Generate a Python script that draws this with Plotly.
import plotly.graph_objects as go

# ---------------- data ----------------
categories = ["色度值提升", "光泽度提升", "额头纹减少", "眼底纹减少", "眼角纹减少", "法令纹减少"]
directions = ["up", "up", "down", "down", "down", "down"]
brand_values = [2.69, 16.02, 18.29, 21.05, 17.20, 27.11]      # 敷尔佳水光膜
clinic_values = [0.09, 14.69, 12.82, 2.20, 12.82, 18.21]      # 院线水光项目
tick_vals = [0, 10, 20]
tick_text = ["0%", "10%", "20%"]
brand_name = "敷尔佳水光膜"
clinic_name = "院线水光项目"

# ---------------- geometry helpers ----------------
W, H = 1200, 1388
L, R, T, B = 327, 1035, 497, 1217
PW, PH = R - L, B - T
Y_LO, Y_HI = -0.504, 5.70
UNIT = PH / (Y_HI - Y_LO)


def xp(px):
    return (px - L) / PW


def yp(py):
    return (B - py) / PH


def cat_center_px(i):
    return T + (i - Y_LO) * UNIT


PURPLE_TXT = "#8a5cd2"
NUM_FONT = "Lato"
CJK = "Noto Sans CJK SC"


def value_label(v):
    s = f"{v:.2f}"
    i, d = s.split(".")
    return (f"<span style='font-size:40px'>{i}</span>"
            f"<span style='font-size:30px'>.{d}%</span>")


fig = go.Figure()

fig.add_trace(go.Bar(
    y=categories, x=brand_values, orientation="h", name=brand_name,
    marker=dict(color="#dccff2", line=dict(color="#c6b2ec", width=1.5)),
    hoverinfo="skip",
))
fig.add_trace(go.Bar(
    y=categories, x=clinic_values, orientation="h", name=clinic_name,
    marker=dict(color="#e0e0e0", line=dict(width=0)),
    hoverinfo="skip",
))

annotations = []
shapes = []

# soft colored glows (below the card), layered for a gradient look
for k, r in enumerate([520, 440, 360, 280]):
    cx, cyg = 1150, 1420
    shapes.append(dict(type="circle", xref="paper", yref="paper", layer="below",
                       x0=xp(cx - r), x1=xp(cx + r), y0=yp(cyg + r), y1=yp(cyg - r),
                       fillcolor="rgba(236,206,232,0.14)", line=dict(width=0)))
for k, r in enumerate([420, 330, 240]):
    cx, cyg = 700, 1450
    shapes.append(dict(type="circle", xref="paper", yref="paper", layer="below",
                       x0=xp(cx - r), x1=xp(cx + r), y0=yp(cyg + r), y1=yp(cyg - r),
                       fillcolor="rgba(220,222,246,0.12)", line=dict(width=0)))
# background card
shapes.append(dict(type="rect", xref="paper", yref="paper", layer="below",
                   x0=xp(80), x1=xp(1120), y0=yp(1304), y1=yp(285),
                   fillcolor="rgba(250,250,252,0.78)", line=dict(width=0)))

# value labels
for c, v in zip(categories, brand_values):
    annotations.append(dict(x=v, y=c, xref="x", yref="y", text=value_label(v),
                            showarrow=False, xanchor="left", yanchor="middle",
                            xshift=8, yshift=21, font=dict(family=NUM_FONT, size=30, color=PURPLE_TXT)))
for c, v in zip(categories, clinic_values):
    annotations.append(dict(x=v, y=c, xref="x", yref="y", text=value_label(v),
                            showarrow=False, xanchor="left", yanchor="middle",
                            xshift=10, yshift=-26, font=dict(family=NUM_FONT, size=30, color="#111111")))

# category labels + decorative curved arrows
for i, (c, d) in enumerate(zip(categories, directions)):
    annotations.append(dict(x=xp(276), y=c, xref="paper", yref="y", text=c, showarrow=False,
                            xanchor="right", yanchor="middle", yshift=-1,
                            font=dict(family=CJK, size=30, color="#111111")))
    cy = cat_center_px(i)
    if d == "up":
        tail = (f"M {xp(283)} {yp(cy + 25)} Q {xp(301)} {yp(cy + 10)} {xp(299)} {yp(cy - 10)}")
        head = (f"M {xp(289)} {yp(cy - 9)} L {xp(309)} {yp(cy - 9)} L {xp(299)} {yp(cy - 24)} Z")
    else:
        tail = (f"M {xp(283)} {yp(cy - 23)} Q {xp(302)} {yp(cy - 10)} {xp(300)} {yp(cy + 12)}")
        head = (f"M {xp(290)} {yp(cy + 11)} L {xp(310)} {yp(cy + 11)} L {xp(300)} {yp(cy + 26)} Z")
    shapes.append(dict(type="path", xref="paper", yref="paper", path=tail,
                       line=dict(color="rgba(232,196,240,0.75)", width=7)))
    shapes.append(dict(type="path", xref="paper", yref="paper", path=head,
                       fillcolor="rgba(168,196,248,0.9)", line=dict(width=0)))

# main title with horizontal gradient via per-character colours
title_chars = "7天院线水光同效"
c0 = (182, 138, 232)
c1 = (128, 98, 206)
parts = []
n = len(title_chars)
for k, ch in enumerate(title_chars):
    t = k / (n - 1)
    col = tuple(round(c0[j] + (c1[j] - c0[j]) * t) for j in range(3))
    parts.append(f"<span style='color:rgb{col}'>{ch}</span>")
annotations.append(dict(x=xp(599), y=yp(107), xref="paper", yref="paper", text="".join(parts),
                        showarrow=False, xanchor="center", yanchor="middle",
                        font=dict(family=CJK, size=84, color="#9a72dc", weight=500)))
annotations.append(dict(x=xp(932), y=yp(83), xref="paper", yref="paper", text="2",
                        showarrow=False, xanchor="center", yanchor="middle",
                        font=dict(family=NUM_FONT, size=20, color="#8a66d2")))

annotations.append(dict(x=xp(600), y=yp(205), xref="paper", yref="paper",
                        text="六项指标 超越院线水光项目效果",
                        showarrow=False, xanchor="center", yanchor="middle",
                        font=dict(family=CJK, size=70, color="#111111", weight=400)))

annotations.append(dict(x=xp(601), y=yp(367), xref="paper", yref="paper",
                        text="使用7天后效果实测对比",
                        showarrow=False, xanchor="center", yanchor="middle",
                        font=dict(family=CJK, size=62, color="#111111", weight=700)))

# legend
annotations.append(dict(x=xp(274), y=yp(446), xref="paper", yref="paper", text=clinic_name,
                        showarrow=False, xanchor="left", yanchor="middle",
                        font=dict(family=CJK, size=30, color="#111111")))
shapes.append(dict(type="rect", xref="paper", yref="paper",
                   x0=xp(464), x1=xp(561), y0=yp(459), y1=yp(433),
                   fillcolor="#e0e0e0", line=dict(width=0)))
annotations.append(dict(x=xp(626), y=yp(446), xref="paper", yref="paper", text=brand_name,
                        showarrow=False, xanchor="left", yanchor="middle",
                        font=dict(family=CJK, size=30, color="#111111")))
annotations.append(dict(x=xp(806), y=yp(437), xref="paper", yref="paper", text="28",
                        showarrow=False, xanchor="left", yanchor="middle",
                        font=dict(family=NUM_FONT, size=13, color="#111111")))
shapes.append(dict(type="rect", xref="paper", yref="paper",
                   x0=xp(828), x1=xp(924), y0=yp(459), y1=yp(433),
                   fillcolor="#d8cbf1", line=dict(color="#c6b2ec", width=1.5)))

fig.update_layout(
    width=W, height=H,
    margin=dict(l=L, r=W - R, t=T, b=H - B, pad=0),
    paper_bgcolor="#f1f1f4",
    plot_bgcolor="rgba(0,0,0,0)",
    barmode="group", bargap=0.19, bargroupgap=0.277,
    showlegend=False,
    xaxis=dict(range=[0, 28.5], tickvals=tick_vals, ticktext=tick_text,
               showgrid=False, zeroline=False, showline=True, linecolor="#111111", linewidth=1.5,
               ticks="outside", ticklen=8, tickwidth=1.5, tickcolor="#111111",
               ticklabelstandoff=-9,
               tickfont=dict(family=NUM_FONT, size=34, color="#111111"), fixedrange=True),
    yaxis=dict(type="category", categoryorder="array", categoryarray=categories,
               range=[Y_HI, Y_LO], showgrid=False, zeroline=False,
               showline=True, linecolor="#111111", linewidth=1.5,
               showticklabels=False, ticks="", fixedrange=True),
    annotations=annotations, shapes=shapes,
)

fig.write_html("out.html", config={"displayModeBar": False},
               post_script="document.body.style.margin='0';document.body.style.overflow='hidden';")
...
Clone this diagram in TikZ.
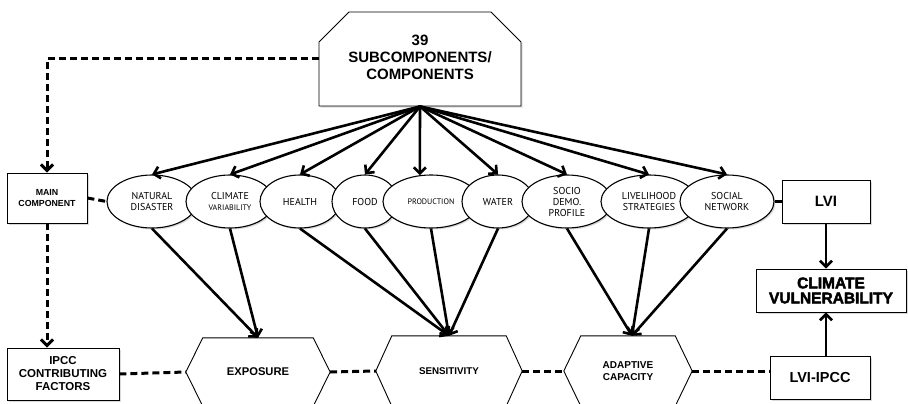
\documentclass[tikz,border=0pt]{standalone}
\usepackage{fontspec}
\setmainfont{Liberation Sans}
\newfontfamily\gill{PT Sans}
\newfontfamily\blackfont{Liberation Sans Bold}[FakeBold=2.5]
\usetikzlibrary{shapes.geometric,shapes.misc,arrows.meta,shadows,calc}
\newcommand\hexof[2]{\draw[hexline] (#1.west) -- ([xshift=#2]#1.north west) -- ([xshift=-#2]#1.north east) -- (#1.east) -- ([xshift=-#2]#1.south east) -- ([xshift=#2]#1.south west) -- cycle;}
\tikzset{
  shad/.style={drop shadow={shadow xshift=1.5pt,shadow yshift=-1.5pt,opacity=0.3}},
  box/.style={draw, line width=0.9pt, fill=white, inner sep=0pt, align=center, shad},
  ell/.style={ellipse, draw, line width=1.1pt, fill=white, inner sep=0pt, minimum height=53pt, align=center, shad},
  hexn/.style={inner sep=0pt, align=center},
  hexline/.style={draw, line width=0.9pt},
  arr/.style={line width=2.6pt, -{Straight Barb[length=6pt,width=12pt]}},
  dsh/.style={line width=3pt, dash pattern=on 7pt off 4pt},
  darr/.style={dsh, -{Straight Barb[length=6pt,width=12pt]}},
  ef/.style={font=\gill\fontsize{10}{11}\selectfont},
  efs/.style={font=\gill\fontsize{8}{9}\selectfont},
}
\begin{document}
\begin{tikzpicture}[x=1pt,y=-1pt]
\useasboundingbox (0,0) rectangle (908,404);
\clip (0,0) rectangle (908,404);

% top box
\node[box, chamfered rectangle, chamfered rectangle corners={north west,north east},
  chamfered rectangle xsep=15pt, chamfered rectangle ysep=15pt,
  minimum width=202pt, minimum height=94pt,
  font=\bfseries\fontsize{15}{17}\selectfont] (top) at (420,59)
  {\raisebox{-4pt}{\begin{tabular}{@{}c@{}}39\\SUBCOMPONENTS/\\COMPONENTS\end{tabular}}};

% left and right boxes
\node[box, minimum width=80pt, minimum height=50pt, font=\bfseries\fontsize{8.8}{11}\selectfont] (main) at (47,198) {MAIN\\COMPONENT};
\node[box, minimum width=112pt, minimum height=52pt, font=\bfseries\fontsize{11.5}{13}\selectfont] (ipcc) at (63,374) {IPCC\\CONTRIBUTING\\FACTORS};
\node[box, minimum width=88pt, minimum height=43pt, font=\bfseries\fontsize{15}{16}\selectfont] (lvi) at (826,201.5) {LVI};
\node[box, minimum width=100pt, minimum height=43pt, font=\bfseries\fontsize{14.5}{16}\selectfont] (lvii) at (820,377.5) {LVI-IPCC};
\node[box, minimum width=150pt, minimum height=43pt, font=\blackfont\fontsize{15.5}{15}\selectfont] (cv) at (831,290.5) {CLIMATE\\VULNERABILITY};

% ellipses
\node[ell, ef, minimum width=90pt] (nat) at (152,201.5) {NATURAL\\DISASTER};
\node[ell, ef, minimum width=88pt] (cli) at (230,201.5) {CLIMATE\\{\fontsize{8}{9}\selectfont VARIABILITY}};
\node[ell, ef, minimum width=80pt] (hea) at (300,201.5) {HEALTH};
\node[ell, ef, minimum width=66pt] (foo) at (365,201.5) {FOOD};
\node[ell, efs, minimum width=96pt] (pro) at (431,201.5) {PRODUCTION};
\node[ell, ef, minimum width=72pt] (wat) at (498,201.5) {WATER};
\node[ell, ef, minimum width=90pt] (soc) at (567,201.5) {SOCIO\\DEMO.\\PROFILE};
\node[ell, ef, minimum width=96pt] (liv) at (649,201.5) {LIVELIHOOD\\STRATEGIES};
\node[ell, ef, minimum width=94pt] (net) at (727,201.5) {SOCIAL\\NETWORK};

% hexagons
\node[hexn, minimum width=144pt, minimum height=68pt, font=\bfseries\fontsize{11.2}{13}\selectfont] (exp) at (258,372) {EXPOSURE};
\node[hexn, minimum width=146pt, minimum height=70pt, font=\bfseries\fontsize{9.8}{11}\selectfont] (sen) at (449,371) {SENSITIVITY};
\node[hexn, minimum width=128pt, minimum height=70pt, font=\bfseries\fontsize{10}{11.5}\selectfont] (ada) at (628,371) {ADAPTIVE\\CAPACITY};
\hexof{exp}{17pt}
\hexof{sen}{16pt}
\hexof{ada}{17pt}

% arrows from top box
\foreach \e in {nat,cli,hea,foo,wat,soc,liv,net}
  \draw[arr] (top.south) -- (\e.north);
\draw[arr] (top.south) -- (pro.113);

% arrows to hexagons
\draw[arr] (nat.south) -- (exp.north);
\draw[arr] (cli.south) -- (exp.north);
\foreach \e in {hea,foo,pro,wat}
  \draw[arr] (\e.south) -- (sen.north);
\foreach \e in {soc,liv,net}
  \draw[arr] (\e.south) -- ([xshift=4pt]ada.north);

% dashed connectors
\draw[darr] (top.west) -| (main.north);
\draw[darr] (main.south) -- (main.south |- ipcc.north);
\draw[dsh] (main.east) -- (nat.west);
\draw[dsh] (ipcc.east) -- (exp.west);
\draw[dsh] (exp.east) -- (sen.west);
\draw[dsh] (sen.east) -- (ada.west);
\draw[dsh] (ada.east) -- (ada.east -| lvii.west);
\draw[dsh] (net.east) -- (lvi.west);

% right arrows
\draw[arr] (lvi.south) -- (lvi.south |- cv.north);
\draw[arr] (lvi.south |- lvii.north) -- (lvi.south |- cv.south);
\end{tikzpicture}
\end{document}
...
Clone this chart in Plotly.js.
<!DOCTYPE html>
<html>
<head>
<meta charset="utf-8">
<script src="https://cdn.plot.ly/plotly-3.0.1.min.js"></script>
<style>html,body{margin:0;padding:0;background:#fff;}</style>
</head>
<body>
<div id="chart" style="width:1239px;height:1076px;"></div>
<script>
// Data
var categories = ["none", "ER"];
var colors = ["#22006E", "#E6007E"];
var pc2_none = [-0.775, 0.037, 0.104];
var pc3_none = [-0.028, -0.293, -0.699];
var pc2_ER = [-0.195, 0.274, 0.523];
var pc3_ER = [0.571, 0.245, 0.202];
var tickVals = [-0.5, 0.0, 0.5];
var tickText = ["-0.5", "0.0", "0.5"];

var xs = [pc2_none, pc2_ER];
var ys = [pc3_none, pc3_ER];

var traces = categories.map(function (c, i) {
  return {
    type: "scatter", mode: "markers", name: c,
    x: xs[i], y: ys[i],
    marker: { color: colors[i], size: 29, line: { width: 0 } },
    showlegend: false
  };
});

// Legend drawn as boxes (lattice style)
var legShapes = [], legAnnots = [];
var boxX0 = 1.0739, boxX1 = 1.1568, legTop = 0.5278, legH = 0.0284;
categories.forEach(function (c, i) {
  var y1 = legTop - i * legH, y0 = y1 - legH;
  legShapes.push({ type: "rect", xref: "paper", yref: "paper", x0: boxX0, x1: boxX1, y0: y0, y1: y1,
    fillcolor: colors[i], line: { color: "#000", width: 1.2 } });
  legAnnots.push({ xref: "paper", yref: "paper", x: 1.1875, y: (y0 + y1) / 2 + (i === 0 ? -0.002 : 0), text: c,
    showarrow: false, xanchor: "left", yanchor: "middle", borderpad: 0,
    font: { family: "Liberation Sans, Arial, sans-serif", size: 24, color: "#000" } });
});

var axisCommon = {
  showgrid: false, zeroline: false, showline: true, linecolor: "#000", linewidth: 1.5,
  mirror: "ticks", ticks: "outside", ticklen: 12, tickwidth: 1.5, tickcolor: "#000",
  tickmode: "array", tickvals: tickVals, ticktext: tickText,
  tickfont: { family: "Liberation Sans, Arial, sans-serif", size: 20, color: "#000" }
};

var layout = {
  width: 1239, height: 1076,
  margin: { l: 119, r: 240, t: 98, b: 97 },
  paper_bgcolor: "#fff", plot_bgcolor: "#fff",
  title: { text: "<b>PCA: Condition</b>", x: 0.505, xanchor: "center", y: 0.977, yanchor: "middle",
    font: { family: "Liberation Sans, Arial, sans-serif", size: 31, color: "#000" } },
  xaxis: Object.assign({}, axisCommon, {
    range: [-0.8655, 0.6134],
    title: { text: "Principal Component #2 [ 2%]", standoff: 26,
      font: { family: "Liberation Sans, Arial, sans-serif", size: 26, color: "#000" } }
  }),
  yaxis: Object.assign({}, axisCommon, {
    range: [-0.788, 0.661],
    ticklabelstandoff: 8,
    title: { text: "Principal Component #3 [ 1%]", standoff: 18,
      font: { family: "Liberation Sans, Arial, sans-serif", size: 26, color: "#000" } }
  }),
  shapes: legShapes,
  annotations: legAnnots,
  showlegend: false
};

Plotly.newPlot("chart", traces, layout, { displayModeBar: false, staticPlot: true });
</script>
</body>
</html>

§ SET EXERCISE
The required output is an exact reproduction of the lines starting at the one that contains "Generate a Python" and ending at the one that contains "import plotly.graph_objects as go". Both boundary lines belong to it.

§ OUTPUT FOR THIS EXERCISE
Generate a Python script that draws this with Plotly.
import plotly.graph_objects as go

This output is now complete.